Kur'an-ı Kerim ve Türkçe Meali Sayfa 390
36. Musâ, açık-seçik belge ve mu'cizelerle onlara gelince, «bu ancak uydurulmuş bir sihirdir. Önce gelen atalarımızdan böyle bir şey işitmedik» dediler.
37. Musâ dedi ki: «Rabbim kendi katından kimin doğru yol üzere geldiğini ve (Dünya ile Âhiret) yurdunun neticesi kimin olacağını daha iyi bilir. Gerçek şu ki, zâlimler kurtuluşa eremezler.»
38. Fir'avn dedi ki: «Ey ileri gelenler ! Ben sizin için benden başka bir tanrı bilmiyorum. Ey Hâmân ! Balçık(tan hazırlanan tuğlalar) üzerinde ateş yak da benim için bir kule yap ; belki Musa'nın tanrısına doğru yükselip onun hakkında bir şeyler öğrenirim. Doğrusu, ben, Musa'yı yalancılardan sanıyorum.»
39. O ve askerleri yeryüzünde haksız olarak gurura kapılıp büyüklük tasladılar ve zannettiler ki bize hiç döndürülmeyecekler.

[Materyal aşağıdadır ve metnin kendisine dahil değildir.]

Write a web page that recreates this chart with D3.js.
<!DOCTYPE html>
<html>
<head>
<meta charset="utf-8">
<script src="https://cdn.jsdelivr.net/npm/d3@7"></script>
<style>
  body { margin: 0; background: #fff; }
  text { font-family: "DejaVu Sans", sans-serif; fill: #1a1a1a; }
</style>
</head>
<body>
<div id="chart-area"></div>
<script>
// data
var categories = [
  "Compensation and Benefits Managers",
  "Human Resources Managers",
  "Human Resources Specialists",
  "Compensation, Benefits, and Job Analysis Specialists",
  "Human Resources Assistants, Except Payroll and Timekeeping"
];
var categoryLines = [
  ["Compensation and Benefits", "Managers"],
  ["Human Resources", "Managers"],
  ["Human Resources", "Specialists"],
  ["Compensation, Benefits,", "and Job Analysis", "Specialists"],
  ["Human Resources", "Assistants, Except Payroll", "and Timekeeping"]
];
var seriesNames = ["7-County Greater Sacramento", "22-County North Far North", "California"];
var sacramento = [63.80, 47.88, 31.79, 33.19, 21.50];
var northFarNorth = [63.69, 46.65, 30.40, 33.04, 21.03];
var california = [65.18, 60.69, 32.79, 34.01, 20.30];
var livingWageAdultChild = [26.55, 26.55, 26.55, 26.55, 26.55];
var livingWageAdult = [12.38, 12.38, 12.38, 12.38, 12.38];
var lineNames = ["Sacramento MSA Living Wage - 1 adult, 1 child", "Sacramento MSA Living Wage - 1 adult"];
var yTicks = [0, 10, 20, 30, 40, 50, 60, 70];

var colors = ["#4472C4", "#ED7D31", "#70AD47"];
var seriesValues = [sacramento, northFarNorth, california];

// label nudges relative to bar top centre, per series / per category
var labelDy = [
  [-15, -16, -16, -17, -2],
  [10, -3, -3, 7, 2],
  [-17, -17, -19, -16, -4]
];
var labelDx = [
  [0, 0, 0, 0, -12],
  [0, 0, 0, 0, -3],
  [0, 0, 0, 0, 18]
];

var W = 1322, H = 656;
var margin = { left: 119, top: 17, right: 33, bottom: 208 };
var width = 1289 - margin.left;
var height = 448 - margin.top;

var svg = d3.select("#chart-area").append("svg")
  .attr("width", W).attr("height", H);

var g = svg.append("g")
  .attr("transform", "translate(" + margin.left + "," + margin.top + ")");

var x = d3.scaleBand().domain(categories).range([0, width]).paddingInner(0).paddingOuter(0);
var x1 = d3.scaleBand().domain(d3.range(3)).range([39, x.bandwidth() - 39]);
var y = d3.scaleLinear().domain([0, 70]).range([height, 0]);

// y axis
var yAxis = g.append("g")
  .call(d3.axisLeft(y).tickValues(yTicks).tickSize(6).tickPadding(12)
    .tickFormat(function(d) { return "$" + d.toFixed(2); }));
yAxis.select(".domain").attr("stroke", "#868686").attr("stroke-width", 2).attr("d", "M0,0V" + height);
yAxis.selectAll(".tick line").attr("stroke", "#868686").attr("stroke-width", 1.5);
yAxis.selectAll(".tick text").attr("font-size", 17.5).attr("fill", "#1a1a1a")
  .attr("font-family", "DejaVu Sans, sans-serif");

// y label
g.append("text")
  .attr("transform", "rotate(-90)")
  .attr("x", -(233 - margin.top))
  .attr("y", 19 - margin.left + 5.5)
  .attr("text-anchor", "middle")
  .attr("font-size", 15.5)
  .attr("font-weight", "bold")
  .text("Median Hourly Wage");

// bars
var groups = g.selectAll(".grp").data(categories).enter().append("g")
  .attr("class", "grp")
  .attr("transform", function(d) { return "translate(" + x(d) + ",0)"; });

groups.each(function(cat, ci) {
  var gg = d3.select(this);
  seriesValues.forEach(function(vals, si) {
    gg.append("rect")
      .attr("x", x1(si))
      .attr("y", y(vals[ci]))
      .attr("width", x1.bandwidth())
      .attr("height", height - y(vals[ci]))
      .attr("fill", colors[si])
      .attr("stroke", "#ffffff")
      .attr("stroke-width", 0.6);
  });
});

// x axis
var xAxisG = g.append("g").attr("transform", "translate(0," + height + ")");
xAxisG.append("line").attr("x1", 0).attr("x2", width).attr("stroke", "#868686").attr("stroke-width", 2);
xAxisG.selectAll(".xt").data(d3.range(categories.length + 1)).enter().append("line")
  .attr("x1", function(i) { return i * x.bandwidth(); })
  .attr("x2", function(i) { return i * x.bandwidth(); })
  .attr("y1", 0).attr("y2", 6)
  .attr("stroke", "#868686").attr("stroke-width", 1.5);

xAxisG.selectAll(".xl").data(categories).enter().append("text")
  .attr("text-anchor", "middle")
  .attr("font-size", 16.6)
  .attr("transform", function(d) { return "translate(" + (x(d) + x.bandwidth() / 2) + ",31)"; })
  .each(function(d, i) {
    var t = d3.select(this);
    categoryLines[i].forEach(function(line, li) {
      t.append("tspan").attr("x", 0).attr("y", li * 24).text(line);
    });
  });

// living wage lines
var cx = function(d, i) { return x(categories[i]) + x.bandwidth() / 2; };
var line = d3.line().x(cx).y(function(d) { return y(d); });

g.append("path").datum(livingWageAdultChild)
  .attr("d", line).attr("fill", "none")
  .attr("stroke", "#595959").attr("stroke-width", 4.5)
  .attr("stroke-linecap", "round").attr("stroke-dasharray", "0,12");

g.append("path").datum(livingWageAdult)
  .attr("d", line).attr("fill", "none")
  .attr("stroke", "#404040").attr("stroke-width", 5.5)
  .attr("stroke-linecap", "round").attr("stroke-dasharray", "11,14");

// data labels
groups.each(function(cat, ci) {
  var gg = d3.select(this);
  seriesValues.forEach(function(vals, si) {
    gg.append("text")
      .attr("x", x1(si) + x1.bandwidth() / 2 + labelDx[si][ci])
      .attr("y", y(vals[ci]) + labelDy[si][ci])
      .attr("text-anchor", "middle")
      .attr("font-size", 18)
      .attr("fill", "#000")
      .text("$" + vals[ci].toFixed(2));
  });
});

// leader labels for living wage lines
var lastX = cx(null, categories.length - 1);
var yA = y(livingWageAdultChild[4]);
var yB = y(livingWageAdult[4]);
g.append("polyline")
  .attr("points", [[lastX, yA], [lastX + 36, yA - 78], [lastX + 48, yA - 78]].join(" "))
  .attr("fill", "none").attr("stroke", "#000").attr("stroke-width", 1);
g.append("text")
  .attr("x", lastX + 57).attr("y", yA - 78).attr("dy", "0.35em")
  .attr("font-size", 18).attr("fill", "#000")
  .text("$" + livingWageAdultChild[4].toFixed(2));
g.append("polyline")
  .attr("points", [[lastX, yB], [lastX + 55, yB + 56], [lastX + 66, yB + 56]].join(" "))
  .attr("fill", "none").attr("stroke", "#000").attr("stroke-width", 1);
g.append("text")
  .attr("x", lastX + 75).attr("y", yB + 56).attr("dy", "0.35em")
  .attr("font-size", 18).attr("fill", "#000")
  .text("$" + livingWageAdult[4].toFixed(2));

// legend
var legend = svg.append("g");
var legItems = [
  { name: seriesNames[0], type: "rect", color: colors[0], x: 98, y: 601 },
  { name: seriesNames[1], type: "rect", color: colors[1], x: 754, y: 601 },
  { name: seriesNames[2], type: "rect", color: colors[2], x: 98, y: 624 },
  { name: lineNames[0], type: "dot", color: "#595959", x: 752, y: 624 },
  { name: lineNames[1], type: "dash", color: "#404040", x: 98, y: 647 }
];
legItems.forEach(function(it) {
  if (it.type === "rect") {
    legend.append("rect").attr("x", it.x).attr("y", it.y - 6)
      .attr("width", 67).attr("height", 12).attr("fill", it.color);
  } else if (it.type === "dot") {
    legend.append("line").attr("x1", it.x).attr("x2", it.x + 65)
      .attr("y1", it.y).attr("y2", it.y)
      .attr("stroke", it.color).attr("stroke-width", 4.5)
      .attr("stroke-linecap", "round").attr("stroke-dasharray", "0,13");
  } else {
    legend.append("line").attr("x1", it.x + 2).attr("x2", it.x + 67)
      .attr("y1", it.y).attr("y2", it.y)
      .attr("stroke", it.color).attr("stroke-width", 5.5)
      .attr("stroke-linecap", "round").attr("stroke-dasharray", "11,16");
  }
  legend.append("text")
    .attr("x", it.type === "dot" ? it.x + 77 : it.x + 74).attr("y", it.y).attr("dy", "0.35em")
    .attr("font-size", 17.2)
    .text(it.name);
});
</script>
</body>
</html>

40. Biz onu da, askerlerini de yakalayıp (Kızıldeniz'in) sularına fırlatı verdik. Bir bak, o zâlimlerin sonu ne oldu..
41. Biz, onları (tuttukları yol gereği) Cehennem ateşine davet eden liderler kıldık ve Kıyamet gününde ise yardım göremiyecekler.
42. Bu Dünya'da peşlerinden lanet gönderdik ; Kıyamet gününde ise çok çirkin suratlılardan olacaklardır.
43. Ve and olsun ki biz, önceki kuşakları yok ettikten sonra Musâ'ya, insanların kalb ve vicdanlarını açıp aydınlatacak, doğru yol (rehberi) ve rahmet olacak Kitab'ı verdik; ola ki düşünüp öğüt alırlar.